For these reasons, Mr Mark ought to have apologised to Ms Lee and to Parliament as soon as he had reflected on what he had said. The fact that he still has not should be treated very seriously in view of its oppressive implications for free speech in the chamber.
It is possible Mr Mark has not reflected on his remark even yet. Act MP David Seymour has said, "Normally we give Ron Mark a bit of a leash because he is not the brightest bulb in the tree, but this sort of racism is unacceptable." Racism, properly defined, is the oppressive use of the power of an ethnic group against members of an ethnic group with less power. Deputy Speaker Lindsay Tisch was in the chair when Mr Mark made his comment on Tuesday and ought to have made a ruling.

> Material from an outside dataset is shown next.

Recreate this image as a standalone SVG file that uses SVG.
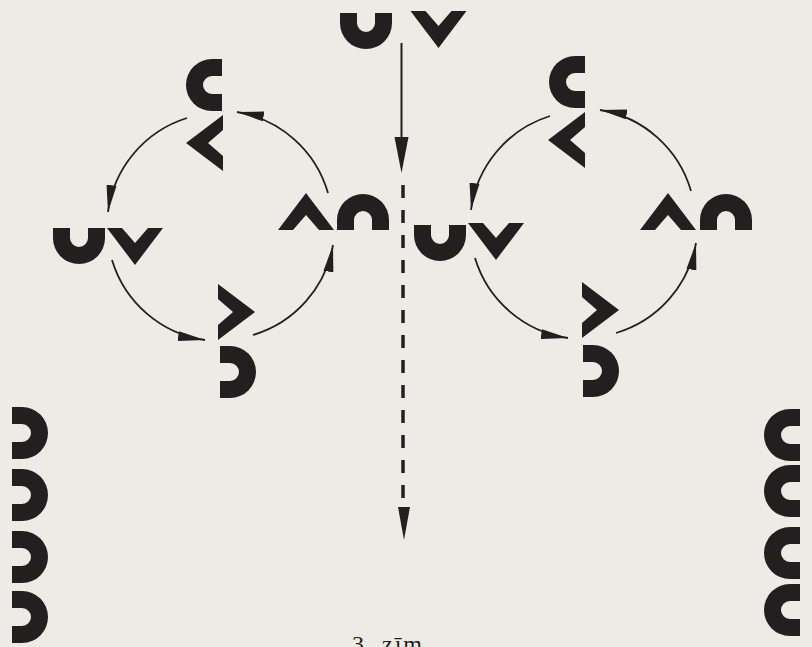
<svg xmlns="http://www.w3.org/2000/svg" width="812" height="647" viewBox="0 0 812 647">
<style>
.ink{fill:#231f20}
.arc{fill:none;stroke:#231f20;stroke-width:1.8}
.cap{font-family:"Liberation Serif","DejaVu Serif",serif;font-size:24px;fill:#231f20;letter-spacing:2px}
</style>
<defs>
<path id="u" d="M-26,-10 V0 A26,26 0 0 0 26,0 V-10 H9 V0 A9,9 0 0 1 -9,0 V-10 Z"/>
<path id="v" d="M-28,0 H-13 L0,15 L13,0 H28 L0,37 Z"/>
<marker id="ah" markerUnits="userSpaceOnUse" markerWidth="28" markerHeight="12" viewBox="0 -6 28 12" refX="27" refY="0" orient="auto">
<path d="M0,-5 L27,0 L0,5 Z" fill="#231f20"/>
</marker>
</defs>
<rect width="812" height="647" fill="#ecebe5"/>

<g id="top-u" class="ink"><use href="#u" transform="translate(366,23)"/></g>
<g id="top-v" class="ink"><use href="#v" transform="translate(438.5,11)"/></g>

<g id="l-left-u" class="ink"><use href="#u" transform="translate(79,238)"/></g>
<g id="l-left-v" class="ink"><use href="#v" transform="translate(135,228)"/></g>
<g id="l-top-c" class="ink"><use href="#u" transform="translate(212,85) rotate(90)"/></g>
<g id="l-top-lt" class="ink"><use href="#v" transform="translate(223,143) rotate(90)"/></g>
<g id="l-right-caret" class="ink"><use href="#v" transform="translate(306,230) rotate(180)"/></g>
<g id="l-right-n" class="ink"><use href="#u" transform="translate(363,220) rotate(180)"/></g>
<g id="l-bottom-gt" class="ink"><use href="#v" transform="translate(218,312) rotate(-90)"/></g>
<g id="l-bottom-d" class="ink"><use href="#u" transform="translate(230,372) rotate(-90)"/></g>

<g id="r-left-u" class="ink"><use href="#u" transform="translate(440,235)"/></g>
<g id="r-left-v" class="ink"><use href="#v" transform="translate(496,223)"/></g>
<g id="r-top-c" class="ink"><use href="#u" transform="translate(575,82) rotate(90)"/></g>
<g id="r-top-lt" class="ink"><use href="#v" transform="translate(585,140) rotate(90)"/></g>
<g id="r-right-caret" class="ink"><use href="#v" transform="translate(668,230) rotate(180)"/></g>
<g id="r-right-n" class="ink"><use href="#u" transform="translate(726,220) rotate(180)"/></g>
<g id="r-bottom-gt" class="ink"><use href="#v" transform="translate(582,310) rotate(-90)"/></g>
<g id="r-bottom-d" class="ink"><use href="#u" transform="translate(593,371) rotate(-90)"/></g>

<g id="left-column" class="ink">
<use href="#u" transform="translate(22,433) rotate(-90)"/>
<use href="#u" transform="translate(22,495) rotate(-90)"/>
<use href="#u" transform="translate(22,557) rotate(-90)"/>
<use href="#u" transform="translate(22,617) rotate(-90)"/>
</g>
<g id="right-column" class="ink">
<use href="#u" transform="translate(790,435) rotate(90)"/>
<use href="#u" transform="translate(790,491) rotate(90)"/>
<use href="#u" transform="translate(790,553) rotate(90)"/>
<use href="#u" transform="translate(790,610) rotate(90)"/>
</g>

<g id="connectors">
<path class="arc" marker-end="url(#ah)" d="M187,118 A114,114 0 0 0 108,212"/>
<path class="arc" marker-end="url(#ah)" d="M112,260 A114,114 0 0 0 205,340"/>
<path class="arc" marker-end="url(#ah)" d="M253,335 A114,114 0 0 0 333,245"/>
<path class="arc" marker-end="url(#ah)" d="M328,193 A114,114 0 0 0 237,112"/>
<path class="arc" marker-end="url(#ah)" d="M550,116 A114,114 0 0 0 471,210"/>
<path class="arc" marker-end="url(#ah)" d="M475,258 A114,114 0 0 0 568,338"/>
<path class="arc" marker-end="url(#ah)" d="M616,333 A114,114 0 0 0 696,243"/>
<path class="arc" marker-end="url(#ah)" d="M691,191 A114,114 0 0 0 600,110"/>
<line x1="401.5" y1="43" x2="401.5" y2="140" stroke="#231f20" stroke-width="2"/>
<path class="ink" d="M394.5,137 L408.5,137 L401.5,173 Z"/>
<line x1="403" y1="185" x2="403" y2="498" stroke="#231f20" stroke-width="3.5" stroke-dasharray="13 12"/>
<path class="ink" d="M398,507 L410,507 L404,540 Z"/>
</g>

<text class="cap" x="352" y="652">3. zīm.</text>
</svg>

It is not too late for the House to take some sort of action when it resumes next week. The need for a directive on oppressive speech has become stronger now that New Zealand First leader Winston Peters has echoed the offence. When the country's most experienced parliamentarian says, "If someone is complaining about the country they are in, they ... can always go back home," he is a disgrace to free and fair debate.
All of this arose because Ms Lee criticised shop trading hours in New Zealand as they used to be. Any member of Parliament who cannot acknowledge the right of another to be here, and take part in our politics, is not worth his seat.